None of this should be read to imply that it is only the right that may be coming for the Jews, or that equally dangerous anti-Semitism does not exist on the left as well. People who come for the Jews unfortunately tend to come from all directions, and while the variant that comes from one direction may be deadlier than the variant from another, they ultimately converge at the same point. What makes Trump such a unique figure is that he is pumping the bellows that are providing the oxygen to more anti-Semitism, yet many American Jews view him as a historically philo-Semitic president.
Trump has already left American Jews far more divided than when he took office. The question remaining is whether he will also leave us far less safe. Trump is not coming for us, but what he has stoked, inspired, encouraged, and enabled almost certainly will.
I think the author’s problem is that there are now two camps of Jews. There is the old-school Jews of the Diaspora or ghetto Jew who found it necessary to seek allies among other disaffected groups because he had no base, no homeland. No one had his back. But then for the last 100 years there is the modern Zionist Jew who rejects that ghetto mentality, rejects a focus on a vague form of globalism and hearkens back to a time when the Jewish people were an actual nation-state.

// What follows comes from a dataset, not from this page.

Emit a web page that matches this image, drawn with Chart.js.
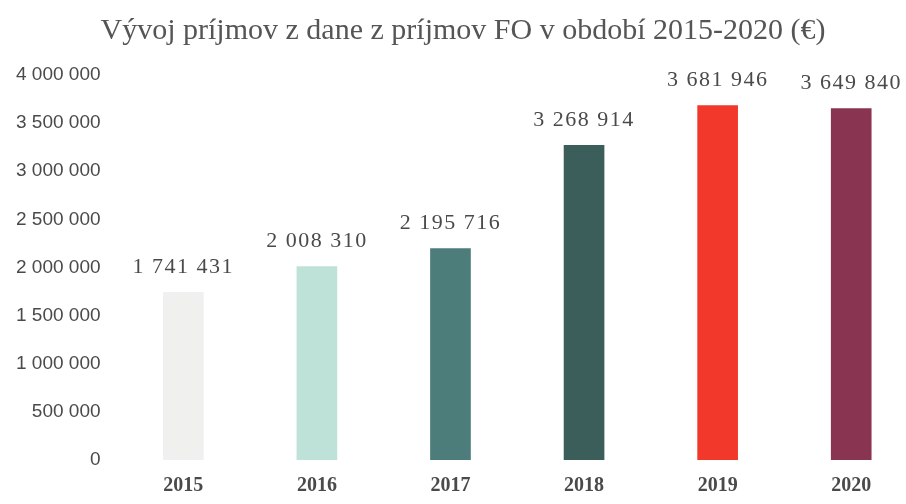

Why should Jews care about Muslims in particular? Sure, Israel needs to have cordial relations with as many Muslim nations as are possible without compromising her own interests. And American Jews should have friendly relations with everyone who wants to be friendly with them. But get out of the ghetto and act like a proud person. If someone make it quite clear they are an enemy of your people, there is no need to appease them or pander to them, just because they are a Muslim, person of color or whatever.
Do American Jews really believe the influx of any inherently anti-Semitic people or at a minimum people with no natural affinity or connection to Jews or Israel is a particularly good thing for them? If there was a colony of 100,000 Nazis in Argentina should America give them asylum?
Sometimes I wonder about American Jews being too passive and afraid to push back against persons with obvious ill-will like BDS supporters. They would never have been able to build a national as the Israeli Jews did or for that matter like the early European settlers of America did.
The false premise that “President Trump’s targeting of nearly all minority groups” is proof that half of this country has lost reason and gone insane.
The patronizing camp may be surprised how many of the “targeted” minorities will support the president who is improving their lives (lowest unemployment ever etc)
Trump is not coming for anyone. You appear to be a victim of Trump derangement syndrome. The country is doing so well under Trump you need to make up imaginary scenarios. Your guy Obama was an antisemite. Who can spend 20 years in a church with a rabid Jew hater? The way Obama treated Israel and Neyanyahu didn’t generate this hatred from you.
Identity politics came into force during the DNC primary with Barak Obama, same time as when BDS and other mis-aligned groups were formed.
Mr. Kaplow seems to have forgotten the growing anti-Semitism, especially on college campuses, between 2008-16.